### Objective
Copy the material that follows word for word and omit its pictures.
⟨
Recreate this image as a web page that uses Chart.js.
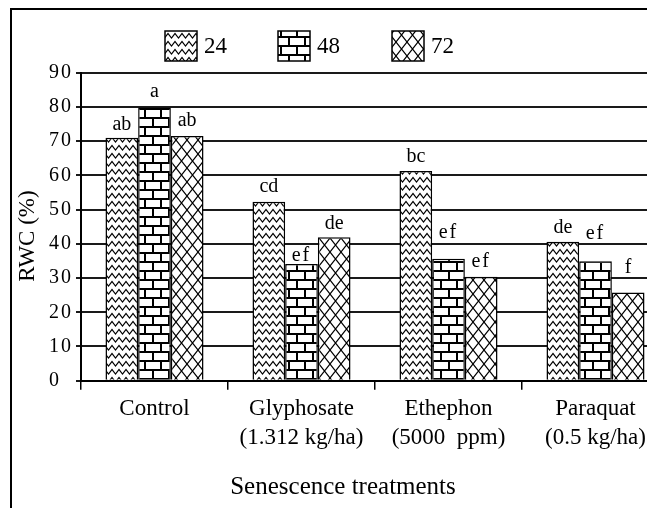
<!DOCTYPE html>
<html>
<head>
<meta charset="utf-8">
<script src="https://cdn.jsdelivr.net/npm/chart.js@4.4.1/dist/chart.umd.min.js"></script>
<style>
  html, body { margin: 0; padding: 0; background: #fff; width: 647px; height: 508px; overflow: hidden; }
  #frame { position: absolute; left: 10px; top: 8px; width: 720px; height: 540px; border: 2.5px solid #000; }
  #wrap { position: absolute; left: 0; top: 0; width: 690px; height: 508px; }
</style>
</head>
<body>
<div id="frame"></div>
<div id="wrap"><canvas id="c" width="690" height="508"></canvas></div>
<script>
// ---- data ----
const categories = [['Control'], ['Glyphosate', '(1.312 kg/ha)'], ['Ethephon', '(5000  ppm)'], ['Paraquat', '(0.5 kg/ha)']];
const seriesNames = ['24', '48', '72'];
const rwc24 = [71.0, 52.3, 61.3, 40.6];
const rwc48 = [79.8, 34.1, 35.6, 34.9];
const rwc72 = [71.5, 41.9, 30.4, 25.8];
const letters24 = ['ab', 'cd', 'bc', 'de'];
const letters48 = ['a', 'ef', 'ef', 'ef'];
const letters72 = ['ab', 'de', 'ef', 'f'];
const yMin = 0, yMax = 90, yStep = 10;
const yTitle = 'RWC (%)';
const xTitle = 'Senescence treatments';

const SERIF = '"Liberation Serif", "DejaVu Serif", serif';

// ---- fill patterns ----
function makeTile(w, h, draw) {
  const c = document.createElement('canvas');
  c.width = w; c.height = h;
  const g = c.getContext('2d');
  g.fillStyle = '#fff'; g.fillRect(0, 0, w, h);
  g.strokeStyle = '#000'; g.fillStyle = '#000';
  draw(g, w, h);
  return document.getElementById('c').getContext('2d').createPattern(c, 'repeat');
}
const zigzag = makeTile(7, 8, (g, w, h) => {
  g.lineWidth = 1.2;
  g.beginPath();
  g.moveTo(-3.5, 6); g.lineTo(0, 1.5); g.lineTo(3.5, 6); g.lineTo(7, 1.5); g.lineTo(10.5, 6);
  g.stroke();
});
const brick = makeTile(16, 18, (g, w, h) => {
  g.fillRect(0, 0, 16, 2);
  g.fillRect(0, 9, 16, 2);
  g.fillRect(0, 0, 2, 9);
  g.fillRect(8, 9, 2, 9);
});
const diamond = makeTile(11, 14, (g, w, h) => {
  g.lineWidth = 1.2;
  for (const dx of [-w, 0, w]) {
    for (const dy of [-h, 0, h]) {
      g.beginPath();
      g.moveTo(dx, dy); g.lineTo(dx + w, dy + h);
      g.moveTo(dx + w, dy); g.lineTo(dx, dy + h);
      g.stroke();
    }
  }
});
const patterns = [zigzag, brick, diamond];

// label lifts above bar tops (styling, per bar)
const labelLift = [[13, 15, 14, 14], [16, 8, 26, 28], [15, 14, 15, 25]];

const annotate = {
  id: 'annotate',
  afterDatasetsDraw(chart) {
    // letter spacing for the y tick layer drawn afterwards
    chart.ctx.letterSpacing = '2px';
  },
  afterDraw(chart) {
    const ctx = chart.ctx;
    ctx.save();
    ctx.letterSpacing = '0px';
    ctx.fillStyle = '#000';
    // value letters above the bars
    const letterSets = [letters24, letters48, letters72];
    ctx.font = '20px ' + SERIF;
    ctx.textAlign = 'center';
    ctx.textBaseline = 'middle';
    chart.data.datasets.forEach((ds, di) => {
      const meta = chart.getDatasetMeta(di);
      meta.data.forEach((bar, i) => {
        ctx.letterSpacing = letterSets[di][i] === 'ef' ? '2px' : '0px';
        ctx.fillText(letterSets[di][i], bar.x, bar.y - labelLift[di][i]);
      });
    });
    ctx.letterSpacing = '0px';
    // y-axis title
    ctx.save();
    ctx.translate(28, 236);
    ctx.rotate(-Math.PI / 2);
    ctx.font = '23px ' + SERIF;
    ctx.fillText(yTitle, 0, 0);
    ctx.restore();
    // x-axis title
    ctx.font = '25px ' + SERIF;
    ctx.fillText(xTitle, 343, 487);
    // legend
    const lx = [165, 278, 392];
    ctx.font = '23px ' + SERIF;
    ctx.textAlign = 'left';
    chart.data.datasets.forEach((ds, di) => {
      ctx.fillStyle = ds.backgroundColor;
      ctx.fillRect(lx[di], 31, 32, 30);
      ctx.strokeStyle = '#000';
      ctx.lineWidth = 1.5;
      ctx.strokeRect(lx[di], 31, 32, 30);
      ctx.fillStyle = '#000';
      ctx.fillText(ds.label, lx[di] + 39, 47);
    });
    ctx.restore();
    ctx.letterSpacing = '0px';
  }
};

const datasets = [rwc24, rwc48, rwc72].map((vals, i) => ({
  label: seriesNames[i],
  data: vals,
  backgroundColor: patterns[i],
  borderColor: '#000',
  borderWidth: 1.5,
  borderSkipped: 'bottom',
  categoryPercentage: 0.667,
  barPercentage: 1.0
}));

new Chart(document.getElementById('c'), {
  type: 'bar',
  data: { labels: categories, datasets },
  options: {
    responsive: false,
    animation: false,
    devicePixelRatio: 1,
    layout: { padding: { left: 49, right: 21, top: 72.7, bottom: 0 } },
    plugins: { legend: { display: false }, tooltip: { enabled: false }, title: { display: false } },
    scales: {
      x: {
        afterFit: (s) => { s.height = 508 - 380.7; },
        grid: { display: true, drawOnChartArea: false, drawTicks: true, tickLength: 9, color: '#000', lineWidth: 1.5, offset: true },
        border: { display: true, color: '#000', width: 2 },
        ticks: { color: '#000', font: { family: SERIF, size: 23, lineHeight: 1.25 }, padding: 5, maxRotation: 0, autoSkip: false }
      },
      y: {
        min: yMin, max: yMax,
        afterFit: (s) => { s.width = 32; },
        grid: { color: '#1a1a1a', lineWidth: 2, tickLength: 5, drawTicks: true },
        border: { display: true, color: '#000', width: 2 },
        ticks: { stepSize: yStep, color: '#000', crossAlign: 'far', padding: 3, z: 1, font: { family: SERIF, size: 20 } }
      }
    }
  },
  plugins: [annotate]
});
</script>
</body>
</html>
⟩
### Answer to the exercise
Recreate this image as a web page that uses Chart.js.
<!DOCTYPE html>
<html>
<head>
<meta charset="utf-8">
<script src="https://cdn.jsdelivr.net/npm/chart.js@4.4.1/dist/chart.umd.min.js"></script>
<style>
  html, body { margin: 0; padding: 0; background: #fff; width: 647px; height: 508px; overflow: hidden; }
  #frame { position: absolute; left: 10px; top: 8px; width: 720px; height: 540px; border: 2.5px solid #000; }
  #wrap { position: absolute; left: 0; top: 0; width: 690px; height: 508px; }
</style>
</head>
<body>
<div id="frame"></div>
<div id="wrap"><canvas id="c" width="690" height="508"></canvas></div>
<script>
// ---- data ----
const categories = [['Control'], ['Glyphosate', '(1.312 kg/ha)'], ['Ethephon', '(5000  ppm)'], ['Paraquat', '(0.5 kg/ha)']];
const seriesNames = ['24', '48', '72'];
const rwc24 = [71.0, 52.3, 61.3, 40.6];
const rwc48 = [79.8, 34.1, 35.6, 34.9];
const rwc72 = [71.5, 41.9, 30.4, 25.8];
const letters24 = ['ab', 'cd', 'bc', 'de'];
const letters48 = ['a', 'ef', 'ef', 'ef'];
const letters72 = ['ab', 'de', 'ef', 'f'];
const yMin = 0, yMax = 90, yStep = 10;
const yTitle = 'RWC (%)';
const xTitle = 'Senescence treatments';

const SERIF = '"Liberation Serif", "DejaVu Serif", serif';

// ---- fill patterns ----
function makeTile(w, h, draw) {
  const c = document.createElement('canvas');
  c.width = w; c.height = h;
  const g = c.getContext('2d');
  g.fillStyle = '#fff'; g.fillRect(0, 0, w, h);
  g.strokeStyle = '#000'; g.fillStyle = '#000';
  draw(g, w, h);
  return document.getElementById('c').getContext('2d').createPattern(c, 'repeat');
}
const zigzag = makeTile(7, 8, (g, w, h) => {
  g.lineWidth = 1.2;
  g.beginPath();
  g.moveTo(-3.5, 6); g.lineTo(0, 1.5); g.lineTo(3.5, 6); g.lineTo(7, 1.5); g.lineTo(10.5, 6);
  g.stroke();
});
const brick = makeTile(16, 18, (g, w, h) => {
  g.fillRect(0, 0, 16, 2);
  g.fillRect(0, 9, 16, 2);
  g.fillRect(0, 0, 2, 9);
  g.fillRect(8, 9, 2, 9);
});
const diamond = makeTile(11, 14, (g, w, h) => {
  g.lineWidth = 1.2;
  for (const dx of [-w, 0, w]) {
    for (const dy of [-h, 0, h]) {
      g.beginPath();
      g.moveTo(dx, dy); g.lineTo(dx + w, dy + h);
      g.moveTo(dx + w, dy); g.lineTo(dx, dy + h);
      g.stroke();
    }
  }
});
const patterns = [zigzag, brick, diamond];

// label lifts above bar tops (styling, per bar)
const labelLift = [[13, 15, 14, 14], [16, 8, 26, 28], [15, 14, 15, 25]];

const annotate = {
  id: 'annotate',
  afterDatasetsDraw(chart) {
    // letter spacing for the y tick layer drawn afterwards
    chart.ctx.letterSpacing = '2px';
  },
  afterDraw(chart) {
    const ctx = chart.ctx;
    ctx.save();
    ctx.letterSpacing = '0px';
    ctx.fillStyle = '#000';
    // value letters above the bars
    const letterSets = [letters24, letters48, letters72];
    ctx.font = '20px ' + SERIF;
    ctx.textAlign = 'center';
    ctx.textBaseline = 'middle';
    chart.data.datasets.forEach((ds, di) => {
      const meta = chart.getDatasetMeta(di);
      meta.data.forEach((bar, i) => {
        ctx.letterSpacing = letterSets[di][i] === 'ef' ? '2px' : '0px';
        ctx.fillText(letterSets[di][i], bar.x, bar.y - labelLift[di][i]);
      });
    });
    ctx.letterSpacing = '0px';
    // y-axis title
    ctx.save();
    ctx.translate(28, 236);
    ctx.rotate(-Math.PI / 2);
    ctx.font = '23px ' + SERIF;
    ctx.fillText(yTitle, 0, 0);
    ctx.restore();
    // x-axis title
    ctx.font = '25px ' + SERIF;
    ctx.fillText(xTitle, 343, 487);
    // legend
    const lx = [165, 278, 392];
    ctx.font = '23px ' + SERIF;
    ctx.textAlign = 'left';
    chart.data.datasets.forEach((ds, di) => {
      ctx.fillStyle = ds.backgroundColor;
      ctx.fillRect(lx[di], 31, 32, 30);
      ctx.strokeStyle = '#000';
      ctx.lineWidth = 1.5;
      ctx.strokeRect(lx[di], 31, 32, 30);
      ctx.fillStyle = '#000';
      ctx.fillText(ds.label, lx[di] + 39, 47);
    });
    ctx.restore();
    ctx.letterSpacing = '0px';
  }
};

const datasets = [rwc24, rwc48, rwc72].map((vals, i) => ({
  label: seriesNames[i],
  data: vals,
  backgroundColor: patterns[i],
  borderColor: '#000',
  borderWidth: 1.5,
  borderSkipped: 'bottom',
  categoryPercentage: 0.667,
  barPercentage: 1.0
}));

new Chart(document.getElementById('c'), {
  type: 'bar',
  data: { labels: categories, datasets },
  options: {
    responsive: false,
    animation: false,
    devicePixelRatio: 1,
    layout: { padding: { left: 49, right: 21, top: 72.7, bottom: 0 } },
    plugins: { legend: { display: false }, tooltip: { enabled: false }, title: { display: false } },
    scales: {
      x: {
        afterFit: (s) => { s.height = 508 - 380.7; },
        grid: { display: true, drawOnChartArea: false, drawTicks: true, tickLength: 9, color: '#000', lineWidth: 1.5, offset: true },
        border: { display: true, color: '#000', width: 2 },
        ticks: { color: '#000', font: { family: SERIF, size: 23, lineHeight: 1.25 }, padding: 5, maxRotation: 0, autoSkip: false }
      },
      y: {
        min: yMin, max: yMax,
        afterFit: (s) => { s.width = 32; },
        grid: { color: '#1a1a1a', lineWidth: 2, tickLength: 5, drawTicks: true },
        border: { display: true, color: '#000', width: 2 },
        ticks: { stepSize: yStep, color: '#000', crossAlign: 'far', padding: 3, z: 1, font: { family: SERIF, size: 20 } }
      }
    }
  },
  plugins: [annotate]
});
</script>
</body>
</html>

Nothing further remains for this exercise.